[Set problem]: Print nothing but the lines from the start of the listing below through the line that contains "45, 47, 49];". Do not include the pictures.

══ Provided data

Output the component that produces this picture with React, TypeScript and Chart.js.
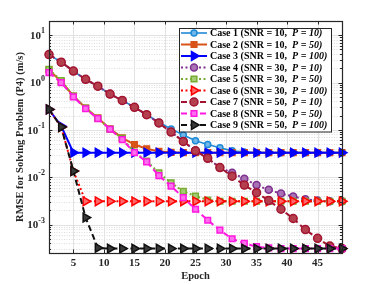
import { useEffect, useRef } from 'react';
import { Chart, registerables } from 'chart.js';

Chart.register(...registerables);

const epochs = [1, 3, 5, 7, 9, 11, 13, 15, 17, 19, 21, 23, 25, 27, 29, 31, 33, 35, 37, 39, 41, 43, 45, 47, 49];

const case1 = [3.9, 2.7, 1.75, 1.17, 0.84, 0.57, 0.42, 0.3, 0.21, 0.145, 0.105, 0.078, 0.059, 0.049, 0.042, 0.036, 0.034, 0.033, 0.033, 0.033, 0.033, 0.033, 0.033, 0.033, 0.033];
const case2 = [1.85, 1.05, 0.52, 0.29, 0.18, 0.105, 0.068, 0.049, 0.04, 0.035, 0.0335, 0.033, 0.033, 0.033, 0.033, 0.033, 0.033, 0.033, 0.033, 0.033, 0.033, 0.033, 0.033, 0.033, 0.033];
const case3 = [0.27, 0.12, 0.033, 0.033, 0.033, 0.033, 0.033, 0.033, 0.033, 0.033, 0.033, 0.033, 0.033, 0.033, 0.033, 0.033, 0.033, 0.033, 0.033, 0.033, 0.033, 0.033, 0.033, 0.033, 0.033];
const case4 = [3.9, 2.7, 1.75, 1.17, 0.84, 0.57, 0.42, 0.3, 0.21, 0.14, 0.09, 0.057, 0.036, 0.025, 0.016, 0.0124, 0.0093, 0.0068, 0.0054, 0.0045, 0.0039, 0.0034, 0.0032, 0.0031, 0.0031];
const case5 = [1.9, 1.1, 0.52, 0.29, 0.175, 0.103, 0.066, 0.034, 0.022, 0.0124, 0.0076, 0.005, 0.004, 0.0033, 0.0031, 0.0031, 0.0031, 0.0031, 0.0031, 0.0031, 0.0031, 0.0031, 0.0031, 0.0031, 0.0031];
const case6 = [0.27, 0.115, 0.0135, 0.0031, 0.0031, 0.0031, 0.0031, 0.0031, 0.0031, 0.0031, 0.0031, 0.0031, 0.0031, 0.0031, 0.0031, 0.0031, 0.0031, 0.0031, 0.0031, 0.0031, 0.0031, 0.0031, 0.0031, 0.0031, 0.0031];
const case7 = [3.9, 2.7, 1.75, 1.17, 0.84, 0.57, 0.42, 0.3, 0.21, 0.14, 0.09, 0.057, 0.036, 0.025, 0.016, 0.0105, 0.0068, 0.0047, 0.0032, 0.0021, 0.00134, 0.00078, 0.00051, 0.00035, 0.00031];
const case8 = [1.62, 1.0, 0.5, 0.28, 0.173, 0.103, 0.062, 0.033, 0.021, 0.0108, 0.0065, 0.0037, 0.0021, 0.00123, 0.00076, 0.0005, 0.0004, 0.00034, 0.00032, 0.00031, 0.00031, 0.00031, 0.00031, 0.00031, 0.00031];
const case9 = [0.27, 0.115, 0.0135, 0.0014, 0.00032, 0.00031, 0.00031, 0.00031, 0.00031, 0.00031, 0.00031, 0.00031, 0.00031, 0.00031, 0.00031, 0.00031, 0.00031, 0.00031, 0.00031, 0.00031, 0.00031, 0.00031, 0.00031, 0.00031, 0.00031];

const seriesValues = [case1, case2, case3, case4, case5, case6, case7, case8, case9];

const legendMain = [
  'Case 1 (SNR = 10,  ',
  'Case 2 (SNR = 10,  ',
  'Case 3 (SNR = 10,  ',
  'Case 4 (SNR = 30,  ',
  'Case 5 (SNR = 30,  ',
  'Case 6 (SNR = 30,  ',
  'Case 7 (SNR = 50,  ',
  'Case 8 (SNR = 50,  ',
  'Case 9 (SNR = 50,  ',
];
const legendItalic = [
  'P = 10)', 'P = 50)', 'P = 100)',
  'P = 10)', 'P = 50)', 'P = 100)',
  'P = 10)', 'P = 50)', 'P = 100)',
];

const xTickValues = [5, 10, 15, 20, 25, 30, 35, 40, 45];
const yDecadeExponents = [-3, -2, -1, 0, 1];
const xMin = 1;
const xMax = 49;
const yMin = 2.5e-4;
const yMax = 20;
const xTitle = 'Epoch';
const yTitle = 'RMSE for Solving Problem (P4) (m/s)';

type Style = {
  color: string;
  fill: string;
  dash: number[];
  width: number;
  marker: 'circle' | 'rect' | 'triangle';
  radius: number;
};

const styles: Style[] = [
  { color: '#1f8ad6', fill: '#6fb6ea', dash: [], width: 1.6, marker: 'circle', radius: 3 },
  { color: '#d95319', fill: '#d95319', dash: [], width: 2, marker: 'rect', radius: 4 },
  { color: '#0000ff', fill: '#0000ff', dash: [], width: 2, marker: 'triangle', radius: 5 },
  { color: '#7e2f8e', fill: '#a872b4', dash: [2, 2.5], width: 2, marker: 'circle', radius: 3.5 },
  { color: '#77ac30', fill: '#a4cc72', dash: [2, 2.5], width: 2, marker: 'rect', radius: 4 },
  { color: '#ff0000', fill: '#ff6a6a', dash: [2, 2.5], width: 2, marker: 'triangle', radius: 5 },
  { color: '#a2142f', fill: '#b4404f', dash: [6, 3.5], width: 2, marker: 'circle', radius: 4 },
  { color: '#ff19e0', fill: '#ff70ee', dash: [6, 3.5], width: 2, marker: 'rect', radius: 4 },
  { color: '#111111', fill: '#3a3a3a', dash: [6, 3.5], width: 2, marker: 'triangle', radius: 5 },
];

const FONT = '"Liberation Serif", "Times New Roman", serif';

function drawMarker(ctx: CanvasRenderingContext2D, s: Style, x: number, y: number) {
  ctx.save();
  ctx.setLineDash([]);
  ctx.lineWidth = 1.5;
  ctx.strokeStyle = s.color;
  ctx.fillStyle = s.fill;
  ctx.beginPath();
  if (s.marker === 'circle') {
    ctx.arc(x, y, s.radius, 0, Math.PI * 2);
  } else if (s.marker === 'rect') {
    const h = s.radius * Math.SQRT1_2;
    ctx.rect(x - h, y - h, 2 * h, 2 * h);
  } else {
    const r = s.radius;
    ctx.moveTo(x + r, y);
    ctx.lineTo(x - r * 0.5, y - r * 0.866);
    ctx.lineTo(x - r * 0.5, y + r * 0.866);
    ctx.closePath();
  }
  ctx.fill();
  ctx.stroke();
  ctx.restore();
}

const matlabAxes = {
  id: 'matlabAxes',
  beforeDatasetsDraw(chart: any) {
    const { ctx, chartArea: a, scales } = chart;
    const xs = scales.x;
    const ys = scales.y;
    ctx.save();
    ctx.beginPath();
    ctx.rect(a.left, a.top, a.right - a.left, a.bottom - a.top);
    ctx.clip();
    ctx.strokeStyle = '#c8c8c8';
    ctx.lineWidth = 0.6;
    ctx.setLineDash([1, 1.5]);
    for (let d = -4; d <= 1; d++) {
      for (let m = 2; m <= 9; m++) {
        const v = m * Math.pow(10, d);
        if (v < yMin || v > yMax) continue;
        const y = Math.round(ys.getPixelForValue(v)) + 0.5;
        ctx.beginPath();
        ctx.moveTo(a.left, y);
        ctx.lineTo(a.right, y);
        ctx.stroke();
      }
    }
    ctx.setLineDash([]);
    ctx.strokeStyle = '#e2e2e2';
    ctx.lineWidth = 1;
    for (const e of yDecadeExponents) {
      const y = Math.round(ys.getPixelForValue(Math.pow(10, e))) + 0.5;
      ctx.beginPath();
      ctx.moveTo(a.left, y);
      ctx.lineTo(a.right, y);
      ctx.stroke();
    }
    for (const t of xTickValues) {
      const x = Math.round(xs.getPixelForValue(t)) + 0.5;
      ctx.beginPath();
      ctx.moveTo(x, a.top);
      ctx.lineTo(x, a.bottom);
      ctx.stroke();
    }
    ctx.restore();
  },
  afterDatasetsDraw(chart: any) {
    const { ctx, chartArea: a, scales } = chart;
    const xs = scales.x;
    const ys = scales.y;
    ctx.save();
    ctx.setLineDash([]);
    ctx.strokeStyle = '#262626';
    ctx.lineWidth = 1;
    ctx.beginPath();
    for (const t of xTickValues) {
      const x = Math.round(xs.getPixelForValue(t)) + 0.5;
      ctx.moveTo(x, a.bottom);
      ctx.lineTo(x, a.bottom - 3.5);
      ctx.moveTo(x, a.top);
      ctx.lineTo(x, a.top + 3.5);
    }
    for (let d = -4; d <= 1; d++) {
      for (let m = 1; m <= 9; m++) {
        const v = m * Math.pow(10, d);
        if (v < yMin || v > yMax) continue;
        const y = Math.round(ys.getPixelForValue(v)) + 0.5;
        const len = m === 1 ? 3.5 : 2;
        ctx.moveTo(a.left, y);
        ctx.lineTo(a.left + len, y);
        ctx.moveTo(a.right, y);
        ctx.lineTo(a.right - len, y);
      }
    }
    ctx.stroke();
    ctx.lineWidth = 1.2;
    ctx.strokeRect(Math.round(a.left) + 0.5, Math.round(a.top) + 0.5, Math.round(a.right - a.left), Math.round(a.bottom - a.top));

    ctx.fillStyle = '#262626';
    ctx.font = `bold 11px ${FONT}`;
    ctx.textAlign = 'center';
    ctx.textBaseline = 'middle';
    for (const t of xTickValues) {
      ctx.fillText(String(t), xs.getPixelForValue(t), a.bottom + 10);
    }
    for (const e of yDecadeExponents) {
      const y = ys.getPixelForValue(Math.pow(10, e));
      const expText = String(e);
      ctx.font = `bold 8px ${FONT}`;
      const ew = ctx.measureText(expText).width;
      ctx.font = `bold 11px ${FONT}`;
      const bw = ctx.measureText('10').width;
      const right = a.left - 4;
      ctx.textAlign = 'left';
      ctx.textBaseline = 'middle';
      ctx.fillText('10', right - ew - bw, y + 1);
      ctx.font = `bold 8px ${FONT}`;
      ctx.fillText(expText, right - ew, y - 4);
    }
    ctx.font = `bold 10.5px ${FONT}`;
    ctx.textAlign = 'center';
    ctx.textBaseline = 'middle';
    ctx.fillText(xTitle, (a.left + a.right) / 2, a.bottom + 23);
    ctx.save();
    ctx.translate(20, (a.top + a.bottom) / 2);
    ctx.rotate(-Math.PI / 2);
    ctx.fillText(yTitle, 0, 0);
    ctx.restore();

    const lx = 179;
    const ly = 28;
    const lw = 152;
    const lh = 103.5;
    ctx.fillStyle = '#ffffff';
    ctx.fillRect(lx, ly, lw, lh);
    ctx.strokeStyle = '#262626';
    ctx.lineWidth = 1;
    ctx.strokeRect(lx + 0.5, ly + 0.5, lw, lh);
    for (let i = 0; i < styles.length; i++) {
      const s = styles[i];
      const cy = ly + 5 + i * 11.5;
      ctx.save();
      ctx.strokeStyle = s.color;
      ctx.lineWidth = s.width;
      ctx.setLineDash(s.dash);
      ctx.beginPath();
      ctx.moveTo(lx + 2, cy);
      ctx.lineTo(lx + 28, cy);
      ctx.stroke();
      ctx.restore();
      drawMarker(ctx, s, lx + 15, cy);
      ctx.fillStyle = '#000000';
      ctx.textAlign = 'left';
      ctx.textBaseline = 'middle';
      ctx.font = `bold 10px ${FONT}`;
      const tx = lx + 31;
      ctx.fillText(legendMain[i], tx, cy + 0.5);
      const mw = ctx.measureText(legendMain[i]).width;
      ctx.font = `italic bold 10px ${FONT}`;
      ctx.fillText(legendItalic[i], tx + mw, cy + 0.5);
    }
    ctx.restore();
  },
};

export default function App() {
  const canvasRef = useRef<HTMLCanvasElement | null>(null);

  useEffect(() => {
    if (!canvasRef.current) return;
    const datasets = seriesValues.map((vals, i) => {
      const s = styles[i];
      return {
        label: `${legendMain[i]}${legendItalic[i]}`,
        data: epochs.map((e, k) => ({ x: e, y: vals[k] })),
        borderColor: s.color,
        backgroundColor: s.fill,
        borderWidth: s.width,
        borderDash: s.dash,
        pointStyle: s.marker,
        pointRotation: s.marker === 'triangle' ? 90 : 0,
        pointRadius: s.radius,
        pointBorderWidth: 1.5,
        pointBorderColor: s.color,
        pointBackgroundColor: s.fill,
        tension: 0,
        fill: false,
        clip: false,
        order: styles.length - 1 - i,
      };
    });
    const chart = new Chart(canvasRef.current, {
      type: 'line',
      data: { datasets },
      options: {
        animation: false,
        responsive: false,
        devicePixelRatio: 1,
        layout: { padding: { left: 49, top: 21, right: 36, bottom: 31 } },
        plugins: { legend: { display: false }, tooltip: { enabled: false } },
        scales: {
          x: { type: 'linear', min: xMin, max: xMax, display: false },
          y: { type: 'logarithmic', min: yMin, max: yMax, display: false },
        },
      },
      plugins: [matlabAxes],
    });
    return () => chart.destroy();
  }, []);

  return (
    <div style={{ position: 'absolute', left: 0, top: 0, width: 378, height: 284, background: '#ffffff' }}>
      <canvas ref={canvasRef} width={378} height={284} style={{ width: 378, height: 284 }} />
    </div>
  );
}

════

[Answer for the task]:
Output the component that produces this picture with React, TypeScript and Chart.js.
import { useEffect, useRef } from 'react';
import { Chart, registerables } from 'chart.js';

Chart.register(...registerables);

const epochs = [1, 3, 5, 7, 9, 11, 13, 15, 17, 19, 21, 23, 25, 27, 29, 31, 33, 35, 37, 39, 41, 43, 45, 47, 49];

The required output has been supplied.